La transmisión del saber conlleva una serie extensa de aplicaciones y engloba distintos ámbitos que nos regalan diferentes retrospectivas. La mirada que el erudito George Steiner nos ofrece en su obra: “Lecciones de los maestros” es primordial para ampliar el panorama de esta policromática profesión y las implicaciones que tiene el ser un Maestro auténtico o uno falto de vocación.
Existe una gama variada que va desde los tintes grisáceos que dejan aquellos maestros al ir arrastrando una estela opaca, dejando a sus alumnos in albis hasta los que imprimen destellos bermejos del eros, forjados a partir de lazos firmes, duraderos e inspiradores.
El alba del saber entraña un poder imponderable y hace distinción entre lo esotérico y lo exotérico, entre lo oculto y lo que ya nos llega diluido.
“…Enseñar con seriedad es poner las manos en lo que tiene de más vital un ser humano. Es buscar acceso a la carne viva, a lo más íntimo de la integridad de un niño o un adulto. Un Maestro invade, irrumpe, puede arrasar con el fin de limpiar y reconstruir…” («Lecciones de los maestros» de George Steiner).
Contrariamente, la mala praxis puede acarrear dificultades o anomalías con consecuencias deplorables para la formación educativa y el saber en general.
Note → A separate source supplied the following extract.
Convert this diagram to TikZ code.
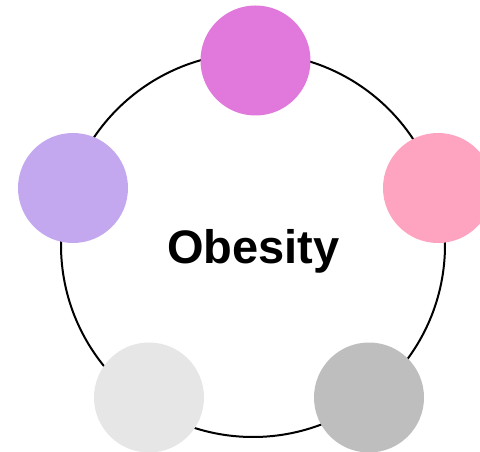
\documentclass[tikz,border=0pt]{standalone}
\usepackage{fontspec}
\setmainfont{Liberation Sans}
\definecolor{cmag}{HTML}{E178DB}
\definecolor{clav}{HTML}{C3A8F0}
\definecolor{cpink}{HTML}{FFA4C0}
\definecolor{clgray}{HTML}{E6E6E6}
\definecolor{cgray}{HTML}{BEBEBE}
\begin{document}
\begin{tikzpicture}[x=1pt,y=-1pt,
  dot/.style={circle,minimum size=110pt,inner sep=0pt,draw=none,fill=#1},
  ring/.style={circle,minimum size=384pt,inner sep=0pt,draw=black,line width=2pt}]
\useasboundingbox (0,0) rectangle (480,452);
\node[ring] (ring) at (253,245) {};
\node[font=\bfseries\fontsize{47}{56}\selectfont,anchor=base] (title) at (253.5,263) {Obesity};
\node[dot=cmag] (top) at (255.5,60.5) {};
\node[dot=clav] (left) at (73,188) {};
\node[dot=cpink] (right) at (438,188) {};
\node[dot=clgray] (bl) at (149,397.5) {};
\node[dot=cgray] (br) at (369,397.5) {};
\end{tikzpicture}
\end{document}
“La mala enseñanza es, casi literalmente asesina y, metafóricamente, un pecado. Disminuye al alumno, reduce a la gris inanidad el motivo que se presenta. Instila en la sensibilidad del niño o del adulto el más corrosivo de los ácidos, el aburrimiento, el gas metano del hastío. Millones de personas han matado las matemáticas, la poesía, el pensamiento lógico con una enseñanza muerta y la vengativa mediocridad, acaso subconsciente, de unos pedagogos frustrados…” (Ibídem).
Paralelamente, tras bambalinas de la pedagogía actual se encuentra una industria monstruosa que se ocupa de desviar el sentido auténtico y que permea una educación que no hace más que caer en el miasma de lo monetario.
Los modelos a seguir han caído en la podredumbre de la superficialidad. El respeto a los Maestros y a la sabiduría que emanan se ha ido evaporando a través de una marejada de destiladores que sólo optan por beber torrentes vacíos de contenido sustancial.
“La admiración —y mucho más la veneración— se ha quedado anticuada. Somos adictos a la envidia, a la denigración, a la nivelación por abajo. Nuestros ídolos tienen que exhibir cabeza de barro. Cuando se eleva el incienso lo hace ante atletas, estrellas del pop, los locos del dinero o los reyes del crimen. La celebridad, al saturar nuestra existencia mediática, es lo contrario de la fama. Que millones de personas lleven camisetas con el número del dios del fútbol o luzcan el peinado del cantante de moda es lo contrario al discipulazgo. En correspondencia, la idea del sabio roza lo risible” (Ibídem).
El poder que entraña cada recoveco de esta asignatura es imprescindible. Todos aquellos que nos atrevemos a navegar en los confines inmensos del complejo acertijo de transmitir nuestro entendimiento, debemos de ser conscientes (al menos en algún plano) de lo que invoca tan grata tarea.
El placer de despertar del gran sonambulismo que aleja de la búsqueda fundamental y la autarquía no tiene punto de comparación. No hay mejor manera para realizar lo imposible que la certidumbre emanada proveniente del convencimiento de que somos capaces para absorber lo que nos corresponde. “Despertar en otros seres humanos poderes, sueños que están más allá de los nuestros: inducir en otros el amor por lo que nosotros amamos… Es una satisfacción incomparable ser el servidor…” (Ibídem).